Before finishing this section, I also need to mention that no join, compression algorithm, or any other feature that SQL Server offers can help you if you write inefficient queries. A good example of a typical DW query is one that involves running totals. You can use non-equi self joins for such queries, which is a very good example of an inefficient query. The following code calculates the running total for the profit ordered over the sale key with a self join. The code also measures the IO and time needed to execute the query. Note that the query uses a CTE first to select 12,000 rows from the fact table. A non-equi self join is a quadratic algorithm; with double the number of the rows, the time needed increases by a factor of four. You can play with different number of rows to prove that:
SET STATISTICS IO ON; SET STATISTICS TIME ON; WITH SalesCTE AS ( SELECT [Sale Key] AS SaleKey, Profit FROM Fact.Sale WHERE [Sale Key] <= 12000 ) SELECT S1.SaleKey, MIN(S1.Profit) AS CurrentProfit, SUM(S2.Profit) AS RunningTotal FROM SalesCTE AS S1 INNER JOIN SalesCTE AS S2 ON S1.SaleKey >= S2.SaleKey GROUP BY S1.SaleKey ORDER BY S1.SaleKey; SET STATISTICS IO OFF; SET STATISTICS TIME OFF;
With 12,000 rows, the query needed 817,584 logical reads in a worktable, which is a temporary representation of the test fact table on the right side of the self join, and on the top of this, more than 3,000 logical reads for the left representation of the fact table. On my computer, it took more than 12 seconds (elapsed time) to execute this query, with more than 72 seconds of CPU time, as the query was executed with a parallel execution plan. With 6,000 rows, the query would need approximately four times less IO and time.

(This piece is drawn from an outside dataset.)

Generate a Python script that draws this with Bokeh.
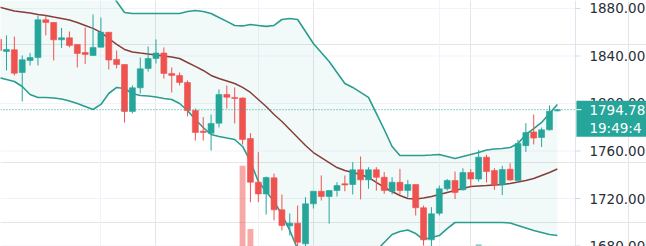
from bokeh.plotting import figure
from bokeh.models import Range1d, FixedTicker, Grid, ColumnDataSource
from bokeh.core.properties import value
from bokeh.embed import file_html
from bokeh.resources import INLINE

# ---- data (one candle per bar, oldest first) ----
opens = [1853.9, 1843.8, 1845.2, 1826.1, 1836.2, 1838.7, 1870.5, 1868.2, 1853.6, 1855.3,
         1849.7, 1842.9, 1840.4, 1847.4, 1860.0, 1837.1, 1832.8, 1793.3, 1813.2, 1829.5,
         1837.9, 1842.5, 1825.3, 1823.6, 1817.7, 1794.1, 1776.7, 1775.0, 1783.4, 1807.6,
         1805.1, 1804.6, 1770.5, 1733.7, 1723.9, 1737.4, 1710.5, 1697.0, 1699.2, 1681.9,
         1715.5, 1726.1, 1721.7, 1726.7, 1732.4, 1731.8, 1744.2, 1735.7, 1744.2, 1737.9,
         1726.1, 1733.7, 1726.7, 1731.8, 1712.2, 1685.2, 1707.6, 1728.2, 1735.2, 1727.3,
         1741.9, 1736.4, 1754.8, 1743.6, 1731.5, 1744.7, 1735.2, 1764.5, 1776.0, 1771.4,
         1777.8, 1793.8]
highs = [1855.6, 1857.3, 1856.4, 1840.4, 1842.6, 1874.1, 1874.1, 1868.5, 1863.6, 1860.6,
         1850.1, 1864.0, 1874.9, 1872.4, 1860.0, 1844.6, 1832.8, 1815.2, 1838.7, 1848.0,
         1853.9, 1847.2, 1830.3, 1826.1, 1819.4, 1795.8, 1788.5, 1790.7, 1811.8, 1815.2,
         1813.5, 1805.1, 1775.0, 1759.0, 1738.5, 1741.0, 1723.4, 1707.4, 1714.1, 1721.1,
         1726.1, 1739.4, 1726.7, 1733.7, 1739.4, 1750.6, 1755.4, 1746.4, 1746.4, 1742.2,
         1737.9, 1745.0, 1735.7, 1731.8, 1714.1, 1712.7, 1730.9, 1736.4, 1742.7, 1745.5,
         1744.8, 1761.0, 1756.8, 1745.5, 1747.5, 1749.7, 1769.4, 1783.4, 1790.7, 1779.8,
         1798.3, 1795.3]
lows = [1842.1, 1827.8, 1823.6, 1801.7, 1832.0, 1832.0, 1857.3, 1836.2, 1846.7, 1847.2,
        1830.3, 1833.3, 1840.4, 1847.4, 1828.6, 1829.5, 1784.0, 1791.6, 1808.4, 1826.9,
        1833.7, 1821.0, 1809.3, 1815.2, 1789.1, 1768.8, 1768.8, 1760.4, 1779.8, 1795.8,
        1783.2, 1765.5, 1716.9, 1716.9, 1706.5, 1701.5, 1693.1, 1688.8, 1678.7, 1678.7,
        1711.6, 1718.3, 1698.9, 1721.7, 1726.1, 1723.4, 1719.2, 1728.2, 1726.7, 1723.9,
        1723.4, 1723.4, 1721.1, 1705.7, 1680.4, 1678.7, 1705.7, 1726.7, 1719.5, 1726.7,
        1730.1, 1734.3, 1733.5, 1727.3, 1722.9, 1734.8, 1733.5, 1759.2, 1765.5, 1763.4,
        1777.3, 1793.3]
closes = [1844.6, 1845.5, 1825.5, 1836.8, 1838.7, 1870.5, 1868.2, 1853.6, 1855.3, 1848.8,
          1842.1, 1841.3, 1847.2, 1860.0, 1836.6, 1832.8, 1793.3, 1813.2, 1829.2, 1837.9,
          1842.5, 1825.3, 1823.6, 1817.7, 1794.1, 1775.6, 1775.6, 1783.2, 1807.6, 1805.3,
          1804.2, 1769.7, 1733.7, 1723.9, 1737.7, 1710.5, 1697.3, 1699.2, 1683.2, 1715.5,
          1726.1, 1721.7, 1726.7, 1730.9, 1731.4, 1744.2, 1735.7, 1744.2, 1737.9, 1726.7,
          1733.7, 1726.7, 1731.8, 1712.2, 1685.2, 1707.1, 1728.2, 1735.2, 1725.0, 1741.9,
          1736.4, 1754.8, 1742.7, 1731.5, 1744.4, 1735.6, 1766.3, 1775.6, 1770.9, 1777.8,
          1793.5, 1794.78]
volumes = [7800, 6900, 8400, 9100, 5200, 10400, 6100, 8800, 5600, 6300,
           7100, 7900, 8600, 9300, 10100, 6800, 11300, 9600, 8200, 7700,
           6400, 8900, 7400, 5900, 10800, 11100, 7600, 9800, 10600, 6900,
           8300, 21200, 14000, 10900, 9700, 11200, 9900, 7300, 10700, 11400,
           7800, 6600, 9100, 5800, 5300, 8700, 9400, 6700, 6200, 7900,
           6100, 7400, 5900, 9600, 11300, 10900, 9800, 6300, 8600, 7900,
           6900, 12250, 8800, 8100, 8700, 6500, 11400, 9200, 10200, 7600,
           10500, 1200]

# Bollinger bands (upper, basis, lower)
bb_upper = [1940.7, 1939.0, 1937.3, 1939.9, 1944.8, 1944.8, 1943.2, 1941.0, 1939.4, 1938.5,
            1936.4, 1933.9, 1931.5, 1910.0, 1896.0, 1885.9, 1876.6, 1875.8, 1875.8, 1875.8,
            1875.8, 1875.8, 1875.8, 1875.8, 1877.5, 1878.3, 1877.5, 1875.8, 1872.4, 1869.1,
            1865.7, 1865.3, 1866.5, 1865.7, 1864.9, 1865.7, 1870.7, 1871.6, 1870.7, 1860.6,
            1850.5, 1842.9, 1835.4, 1826.1, 1816.8, 1813.5, 1809.3, 1805.1, 1791.6, 1778.1,
            1763.8, 1756.2, 1756.2, 1756.2, 1756.2, 1756.6, 1757.1, 1755.4, 1753.7, 1755.4,
            1757.1, 1758.7, 1760.8, 1761.7, 1762.1, 1762.9, 1766.3, 1773.9, 1778.9, 1784.0,
            1791.6, 1799.2]
bb_basis = [1881.3, 1879.6, 1877.9, 1877.1, 1876.2, 1874.9, 1874.1, 1872.8, 1871.6, 1870.3,
            1868.2, 1865.7, 1863.2, 1859.8, 1854.7, 1849.7, 1845.5, 1843.4, 1842.5, 1841.7,
            1840.8, 1840.0, 1839.2, 1837.9, 1834.5, 1831.2, 1827.8, 1823.6, 1821.0, 1818.9,
            1816.8, 1813.5, 1809.3, 1803.4, 1797.5, 1790.7, 1784.8, 1778.1, 1771.4, 1764.6,
            1758.7, 1754.5, 1750.3, 1746.1, 1743.6, 1741.9, 1740.2, 1737.7, 1733.5, 1729.3,
            1725.9, 1722.5, 1720.0, 1719.6, 1720.4, 1721.7, 1723.4, 1725.1, 1726.7, 1728.4,
            1730.1, 1730.5, 1730.9, 1731.4, 1731.8, 1732.6, 1733.9, 1735.2, 1736.8, 1739.4,
            1741.9, 1744.8]
bb_lower = [1821.9, 1820.2, 1818.5, 1814.3, 1807.6, 1805.0, 1805.0, 1804.6, 1803.8, 1802.1,
            1800.0, 1797.5, 1794.9, 1799.2, 1808.4, 1813.5, 1812.6, 1808.4, 1806.7, 1806.3,
            1805.5, 1804.2, 1803.4, 1800.0, 1794.1, 1786.5, 1779.8, 1773.9, 1772.2, 1770.9,
            1769.7, 1763.8, 1751.2, 1734.3, 1725.9, 1717.5, 1706.5, 1693.1, 1677.5, 1669.0,
            1667.0, 1666.0, 1665.5, 1666.0, 1669.0, 1670.0, 1670.5, 1671.0, 1676.0, 1683.0,
            1689.7, 1692.2, 1693.5, 1690.5, 1685.5, 1687.2, 1688.8, 1694.7, 1699.8, 1699.8,
            1699.8, 1699.8, 1699.8, 1699.8, 1699.8, 1699.4, 1697.3, 1695.2, 1693.1, 1691.4,
            1689.7, 1688.8]

price_ticks = [1680, 1720, 1760, 1800, 1840, 1880]
time_grid_bars = [13, 33, 56]
last_price = 1794.78
last_time = "19:49:4"

UP = "#26a69a"
DOWN = "#ef5350"
FONT = value("DejaVu Sans")

W, H = 646, 246
X0, X1 = 0.24, 82.33          # bar-index range across the whole canvas
Y0, Y1 = 1679.6, 1886.7       # price range
PANE_END = 73.3               # bar index where the price scale begins
px_x = (X1 - X0) / W          # bar units per pixel
px_y = (Y1 - Y0) / H          # price units per pixel

n = len(opens)
idx = list(range(n))
is_up = [c >= o for o, c in zip(opens, closes)]
src = ColumnDataSource(dict(
    x=idx, open=opens, high=highs, low=lows, close=closes, vol=volumes,
    top=[max(o, c) for o, c in zip(opens, closes)],
    bottom=[min(o, c) for o, c in zip(opens, closes)],
    color=[UP if u else DOWN for u in is_up],
    upper=bb_upper, basis=bb_basis, lower=bb_lower,
))

p = figure(width=W, height=H, x_range=Range1d(X0, X1), y_range=Range1d(Y0, Y1),
           x_axis_location=None, y_axis_location=None,
           output_backend="svg", toolbar_location=None, min_border=0)
p.outline_line_color = None
p.background_fill_color = "white"
p.border_fill_color = "white"
p.extra_y_ranges = {"vol": Range1d(12000, 40000)}

# grid: vertical time lines + horizontal price lines (inside the pane only)
p.add_layout(Grid(dimension=0, ticker=FixedTicker(ticks=time_grid_bars),
                  grid_line_color="#f0f3fa", grid_line_width=1))
p.segment(x0=[X0] * len(price_ticks), y0=price_ticks,
          x1=[PANE_END] * len(price_ticks), y1=price_ticks,
          line_color="#f0f3fa", line_width=1)

# Bollinger fill
p.varea(x="x", y1="lower", y2="upper", source=src, fill_color=UP, fill_alpha=0.06)

# volume
p.vbar(x="x", top="vol", bottom=0, width=0.75, source=src, y_range_name="vol",
       fill_color="color", line_color=None, fill_alpha=0.5)

# bands
p.line("x", "upper", source=src, line_color="#2a9d8f", line_width=1.6)
p.line("x", "lower", source=src, line_color="#2a9d8f", line_width=1.6)
p.line("x", "basis", source=src, line_color="#873e3a", line_width=1.5)

# candles
p.segment(x0="x", y0="low", x1="x", y1="high", source=src, line_color="color", line_width=1)
p.vbar(x="x", top="top", bottom="bottom", width=0.76, source=src,
       fill_color="color", line_color="color", line_width=0.6)

# last price dotted line
p.segment(x0=[X0], y0=[last_price], x1=[PANE_END], y1=[last_price],
          line_color=UP, line_dash="1 2", line_width=1)

# price scale: axis line, ticks, labels
p.segment(x0=[PANE_END], y0=[Y0], x1=[PANE_END], y1=[Y1], line_color="#e0e3eb", line_width=1)
p.segment(x0=[PANE_END] * len(price_ticks), y0=price_ticks,
          x1=[PANE_END + 5 * px_x] * len(price_ticks), y1=price_ticks,
          line_color="#d6d9e0", line_width=1)
p.text(x=[PANE_END + 14 * px_x] * len(price_ticks), y=price_ticks,
       text=["%.2f" % t for t in price_ticks],
       text_font=FONT, text_font_size="13.5px", text_color="#2a2e39",
       text_align="left", text_baseline="middle")

# last price tag
p.quad(left=[PANE_END + 1 * px_x], right=[X1 + 2 * px_x],
       top=[last_price + 9 * px_y], bottom=[last_price - 27 * px_y],
       fill_color=UP, line_color=None)
p.segment(x0=[PANE_END + 1 * px_x], y0=[last_price], x1=[PANE_END + 6 * px_x], y1=[last_price],
          line_color="white", line_width=1)
p.text(x=[PANE_END + 14 * px_x], y=[last_price], text=["%.2f" % last_price],
       text_font=FONT, text_font_size="13.5px", text_color="white",
       text_align="left", text_baseline="middle")
p.text(x=[PANE_END + 14 * px_x], y=[last_price], y_offset=18, text=[last_time],
       text_font=FONT, text_font_size="13.5px", text_color="white",
       text_align="left", text_baseline="middle")

open("out.html", "w").write(file_html(p, INLINE))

You can calculate running totals very efficiently with window aggregate functions. The following example shows the query rewritten. The new query uses the window aggregate functions:
SET STATISTICS IO ON; SET STATISTICS TIME ON; WITH SalesCTE AS ( SELECT [Sale Key] AS SaleKey, Profit FROM Fact.Sale WHERE [Sale Key] <= 12000 ) SELECT SaleKey, Profit AS CurrentProfit, SUM(Profit) OVER(ORDER BY SaleKey ROWS BETWEEN UNBOUNDED PRECEDING AND CURRENT ROW) AS RunningTotal FROM SalesCTE ORDER BY SaleKey; SET STATISTICS IO OFF; SET STATISTICS TIME OFF;
This time, the query used 331 reads in the fact table, 0 (zero) reads in the worktable, 0.15 second elapsed time, and 0.02 second CPU time. SQL Server didn't even bother to find a parallel plan.